■ **What needs to be done**:
Skip all pictures, then copy the lines from the start of the data through the line with "plt.rcParams['font.family'] = ['Liberation", keeping both ends.

■ **Information shown**:
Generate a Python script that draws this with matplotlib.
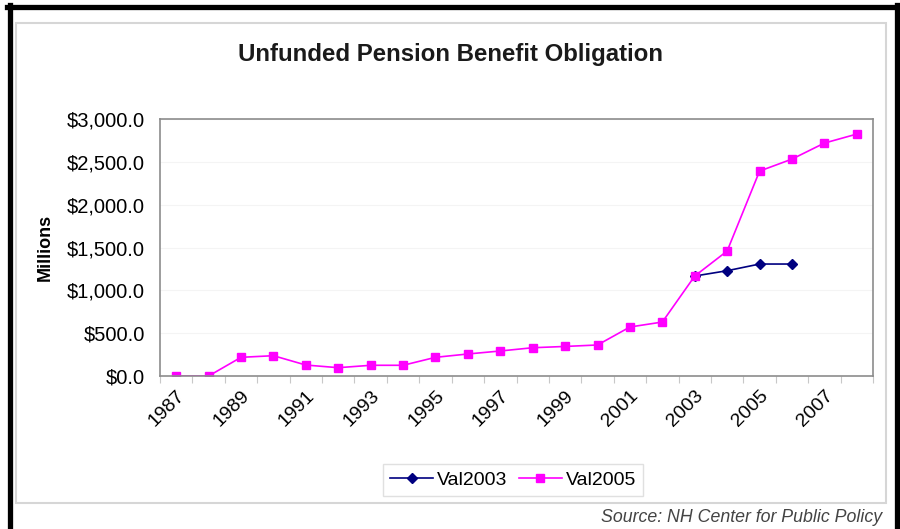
import matplotlib.pyplot as plt
from matplotlib.lines import Line2D
from matplotlib.patches import Rectangle
from matplotlib.ticker import FuncFormatter

plt.rcParams['font.family'] = ['Liberation Sans', 'DejaVu Sans']

# values (millions of dollars)
years = list(range(1987, 2009))
val2005 = [0, 0, 218, 237, 128, 97, 125, 125, 218, 257, 292, 330,
           345, 362, 572, 630, 1167, 1459, 2392, 2532, 2719, 2824]
years_2003 = [2003, 2004, 2005, 2006]
val2003 = [1167, 1229, 1307, 1307]

W, H = 900, 529
fig = plt.figure(figsize=(9, 5.29), dpi=100)

def fx(px):
    return px / W

def fy(py):
    return 1 - py / H

# outer black frame (left, top, right) and grey chart-area border
fig.add_artist(Line2D([fx(9.5), fx(9.5)], [fy(5), fy(540)], color='black', lw=3.8))
fig.add_artist(Line2D([fx(7), fx(899)], [fy(7), fy(7)], color='black', lw=3.8))
fig.add_artist(Line2D([fx(896.5), fx(896.5)], [fy(5), fy(540)], color='black', lw=3.8))
fig.add_artist(Rectangle((fx(16), fy(503)), fx(870), 480 / H, fill=False,
                         edgecolor='#d6d6d6', lw=1.5, transform=fig.transFigure))

ax = fig.add_axes([fx(160), fy(376), fx(713), 257 / H])

idx = list(range(len(years)))
idx03 = [years.index(y) for y in years_2003]
ax.plot(idx03, val2003, color='#000080', lw=1.2, marker='D', ms=5, label='Val2003')
ax.plot(idx, val2005, color='#FF00FF', lw=1.2, marker='s', ms=6, label='Val2005')

ax.set_xlim(-0.5, len(years) - 0.5)
ax.set_ylim(0, 3000)
ax.set_yticks(range(0, 3001, 500))
ax.yaxis.set_major_formatter(FuncFormatter(lambda v, p: '${:,.1f}'.format(v)))
ax.grid(axis='y', color='#f4f4f4', lw=0.8)
ax.set_axisbelow(True)

# tick marks on category boundaries, labels on every other category
ax.set_xticks([i - 0.5 for i in range(len(years) + 1)])
ax.set_xticklabels([])
ax.set_xticks(idx[::2], minor=True)
ax.set_xticklabels([str(y) for y in years[::2]], minor=True, rotation=45,
                   ha='right', va='top', rotation_mode='anchor', fontsize=14)
ax.tick_params(axis='x', which='major', length=5, color='#c8c8c8', direction='out')
ax.tick_params(axis='x', which='minor', length=0, pad=8)
ax.tick_params(axis='y', length=0, pad=11, labelsize=14.5)

for s in ax.spines.values():
    s.set_color('#8c8c8c')
    s.set_linewidth(1.2)

ax.set_ylabel('Millions', fontsize=13, fontweight='bold', labelpad=9)

fig.text(fx(451), fy(55), 'Unfunded Pension Benefit Obligation', ha='center',
         va='center', fontsize=17.3, fontweight='bold', color='#1a1a1a')

fig.legend(loc='center', bbox_to_anchor=(fx(513), fy(480)), ncol=2,
           fancybox=False, edgecolor='#e0e0e0', fontsize=14, handlelength=2.2,
           handletextpad=0.2, columnspacing=0.6, borderpad=0.35, framealpha=1)

fig.text(fx(882), fy(518), 'Source: NH Center for Public Policy', ha='right',
         va='center', fontsize=12.8, style='italic', color='#444444')

fig.savefig('out.png', dpi=100)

■ **Task solution**:
Generate a Python script that draws this with matplotlib.
import matplotlib.pyplot as plt
from matplotlib.lines import Line2D
from matplotlib.patches import Rectangle
from matplotlib.ticker import FuncFormatter

plt.rcParams['font.family'] = ['Liberation Sans', 'DejaVu Sans']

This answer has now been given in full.